DATA ROWS:
· · · ·
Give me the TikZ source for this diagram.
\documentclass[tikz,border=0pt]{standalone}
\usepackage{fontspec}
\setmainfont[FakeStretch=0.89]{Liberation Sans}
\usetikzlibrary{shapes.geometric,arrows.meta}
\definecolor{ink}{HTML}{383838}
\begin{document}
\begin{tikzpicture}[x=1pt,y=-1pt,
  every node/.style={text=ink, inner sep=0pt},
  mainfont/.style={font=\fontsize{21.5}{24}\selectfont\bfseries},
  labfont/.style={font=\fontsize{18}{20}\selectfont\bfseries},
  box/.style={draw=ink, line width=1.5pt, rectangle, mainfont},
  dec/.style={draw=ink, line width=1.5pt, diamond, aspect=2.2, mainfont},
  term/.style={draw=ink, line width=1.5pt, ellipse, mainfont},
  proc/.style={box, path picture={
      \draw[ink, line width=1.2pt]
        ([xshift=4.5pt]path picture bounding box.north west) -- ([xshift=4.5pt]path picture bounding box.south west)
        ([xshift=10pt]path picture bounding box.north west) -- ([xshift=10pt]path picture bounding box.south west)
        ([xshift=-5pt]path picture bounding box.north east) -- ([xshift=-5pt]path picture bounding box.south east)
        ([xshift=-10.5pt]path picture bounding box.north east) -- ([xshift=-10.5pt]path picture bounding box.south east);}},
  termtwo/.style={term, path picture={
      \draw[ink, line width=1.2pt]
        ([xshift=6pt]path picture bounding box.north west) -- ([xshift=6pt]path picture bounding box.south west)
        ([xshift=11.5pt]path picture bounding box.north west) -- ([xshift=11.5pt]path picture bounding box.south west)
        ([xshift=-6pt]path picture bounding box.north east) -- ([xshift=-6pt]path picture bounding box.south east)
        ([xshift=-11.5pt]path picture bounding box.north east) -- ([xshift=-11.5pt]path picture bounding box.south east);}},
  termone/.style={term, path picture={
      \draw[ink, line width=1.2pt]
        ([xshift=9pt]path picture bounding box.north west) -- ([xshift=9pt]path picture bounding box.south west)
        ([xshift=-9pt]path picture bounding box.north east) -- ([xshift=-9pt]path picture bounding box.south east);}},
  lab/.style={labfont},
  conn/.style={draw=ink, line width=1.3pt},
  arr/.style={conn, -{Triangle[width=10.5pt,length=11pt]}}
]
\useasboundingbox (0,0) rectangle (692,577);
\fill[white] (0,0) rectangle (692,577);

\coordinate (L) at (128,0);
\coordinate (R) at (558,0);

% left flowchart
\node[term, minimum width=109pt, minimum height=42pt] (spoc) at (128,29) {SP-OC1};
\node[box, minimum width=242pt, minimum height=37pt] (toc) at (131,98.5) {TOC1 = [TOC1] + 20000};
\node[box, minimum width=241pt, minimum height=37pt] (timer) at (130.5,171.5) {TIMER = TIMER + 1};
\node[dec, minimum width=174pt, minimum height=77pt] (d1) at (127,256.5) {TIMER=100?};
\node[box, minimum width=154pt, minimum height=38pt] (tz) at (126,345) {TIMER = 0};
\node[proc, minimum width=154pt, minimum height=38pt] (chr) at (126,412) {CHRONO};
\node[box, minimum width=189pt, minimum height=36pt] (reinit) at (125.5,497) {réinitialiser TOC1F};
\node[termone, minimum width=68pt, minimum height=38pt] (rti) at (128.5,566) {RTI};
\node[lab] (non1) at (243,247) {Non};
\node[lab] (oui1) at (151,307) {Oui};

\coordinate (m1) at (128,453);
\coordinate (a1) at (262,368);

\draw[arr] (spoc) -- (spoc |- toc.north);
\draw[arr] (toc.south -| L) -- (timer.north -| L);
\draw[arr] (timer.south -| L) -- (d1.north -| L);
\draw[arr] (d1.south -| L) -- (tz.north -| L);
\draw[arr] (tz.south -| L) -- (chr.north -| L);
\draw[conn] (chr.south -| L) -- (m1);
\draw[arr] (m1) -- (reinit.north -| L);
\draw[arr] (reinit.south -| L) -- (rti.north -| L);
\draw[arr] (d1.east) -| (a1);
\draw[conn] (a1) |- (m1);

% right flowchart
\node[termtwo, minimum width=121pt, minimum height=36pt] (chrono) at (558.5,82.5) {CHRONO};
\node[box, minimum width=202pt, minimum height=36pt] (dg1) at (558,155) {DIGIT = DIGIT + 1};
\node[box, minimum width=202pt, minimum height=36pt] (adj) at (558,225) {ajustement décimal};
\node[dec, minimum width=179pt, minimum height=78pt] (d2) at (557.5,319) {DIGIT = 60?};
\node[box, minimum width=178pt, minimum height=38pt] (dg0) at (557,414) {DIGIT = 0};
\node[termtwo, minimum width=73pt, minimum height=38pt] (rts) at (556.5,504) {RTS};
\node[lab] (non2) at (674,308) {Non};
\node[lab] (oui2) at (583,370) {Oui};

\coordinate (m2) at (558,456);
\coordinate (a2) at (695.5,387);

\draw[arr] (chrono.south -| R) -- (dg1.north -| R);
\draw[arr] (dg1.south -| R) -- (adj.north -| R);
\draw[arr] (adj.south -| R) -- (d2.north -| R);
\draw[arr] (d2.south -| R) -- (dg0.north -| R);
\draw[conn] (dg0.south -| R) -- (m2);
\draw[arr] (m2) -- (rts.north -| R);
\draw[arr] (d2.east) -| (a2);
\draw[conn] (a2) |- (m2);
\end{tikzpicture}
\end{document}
· · · ·
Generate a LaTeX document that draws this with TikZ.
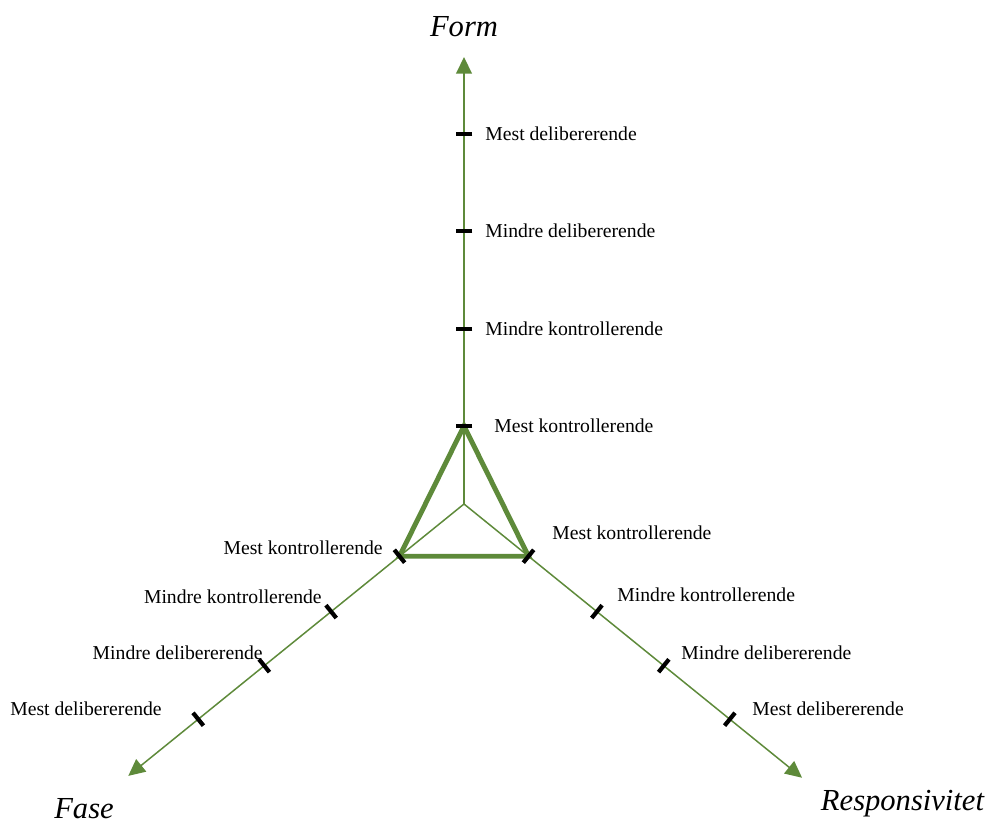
· · · ·
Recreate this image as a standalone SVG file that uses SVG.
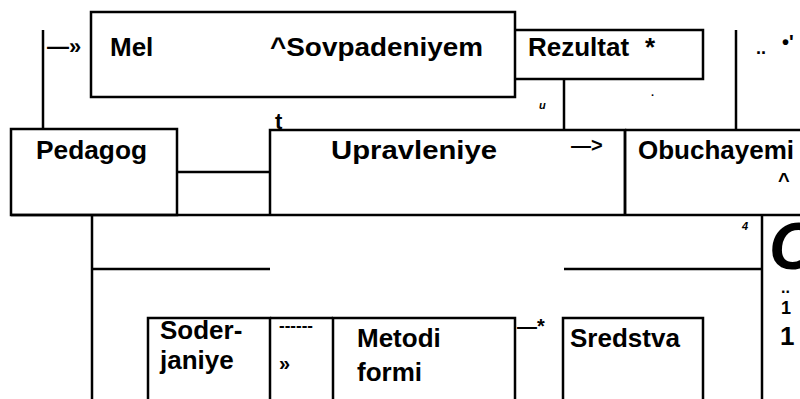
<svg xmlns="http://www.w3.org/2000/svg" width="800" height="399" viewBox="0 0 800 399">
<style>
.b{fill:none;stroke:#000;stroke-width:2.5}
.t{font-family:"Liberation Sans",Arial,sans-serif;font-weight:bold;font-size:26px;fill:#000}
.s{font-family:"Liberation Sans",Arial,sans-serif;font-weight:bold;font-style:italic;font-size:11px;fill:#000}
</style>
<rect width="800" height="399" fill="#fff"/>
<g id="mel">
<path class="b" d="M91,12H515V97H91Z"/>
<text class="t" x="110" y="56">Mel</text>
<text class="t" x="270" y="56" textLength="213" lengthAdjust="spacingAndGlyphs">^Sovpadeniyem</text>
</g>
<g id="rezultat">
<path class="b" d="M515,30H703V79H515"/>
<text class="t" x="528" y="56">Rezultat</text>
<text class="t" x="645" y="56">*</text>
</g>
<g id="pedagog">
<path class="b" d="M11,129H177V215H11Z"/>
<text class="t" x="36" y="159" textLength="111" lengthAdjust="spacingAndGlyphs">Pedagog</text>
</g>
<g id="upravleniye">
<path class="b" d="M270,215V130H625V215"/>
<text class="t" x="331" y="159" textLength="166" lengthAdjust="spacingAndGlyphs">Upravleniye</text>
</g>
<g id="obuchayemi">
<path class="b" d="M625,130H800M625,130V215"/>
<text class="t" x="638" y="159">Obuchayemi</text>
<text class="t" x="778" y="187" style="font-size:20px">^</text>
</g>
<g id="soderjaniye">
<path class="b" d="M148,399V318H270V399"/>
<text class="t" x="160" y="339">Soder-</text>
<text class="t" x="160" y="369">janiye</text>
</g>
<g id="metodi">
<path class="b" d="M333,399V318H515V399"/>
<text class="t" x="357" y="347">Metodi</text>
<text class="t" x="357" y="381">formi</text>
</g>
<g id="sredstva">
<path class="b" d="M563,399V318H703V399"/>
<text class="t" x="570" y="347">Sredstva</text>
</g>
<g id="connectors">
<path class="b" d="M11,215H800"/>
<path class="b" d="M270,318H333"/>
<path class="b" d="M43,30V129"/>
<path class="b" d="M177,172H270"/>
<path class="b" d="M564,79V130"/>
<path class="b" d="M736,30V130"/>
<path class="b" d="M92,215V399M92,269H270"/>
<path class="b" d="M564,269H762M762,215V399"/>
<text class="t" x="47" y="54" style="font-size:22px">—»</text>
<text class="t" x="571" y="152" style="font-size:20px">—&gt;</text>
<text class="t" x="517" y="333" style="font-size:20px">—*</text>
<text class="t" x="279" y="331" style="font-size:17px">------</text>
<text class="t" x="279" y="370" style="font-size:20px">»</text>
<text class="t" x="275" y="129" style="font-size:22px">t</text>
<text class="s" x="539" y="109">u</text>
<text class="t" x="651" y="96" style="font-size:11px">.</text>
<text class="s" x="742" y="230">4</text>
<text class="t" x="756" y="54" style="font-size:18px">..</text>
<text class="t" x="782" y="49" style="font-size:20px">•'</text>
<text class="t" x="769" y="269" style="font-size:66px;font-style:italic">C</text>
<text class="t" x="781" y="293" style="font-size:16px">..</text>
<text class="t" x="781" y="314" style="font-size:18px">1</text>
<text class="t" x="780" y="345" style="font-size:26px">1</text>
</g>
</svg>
· · · ·
THE TASK:
Which lines contain the word "standalone"? Copy each one.

TASK RESULT:
\documentclass[tikz,border=0pt]{standalone}
Recreate this image as a standalone SVG file that uses SVG.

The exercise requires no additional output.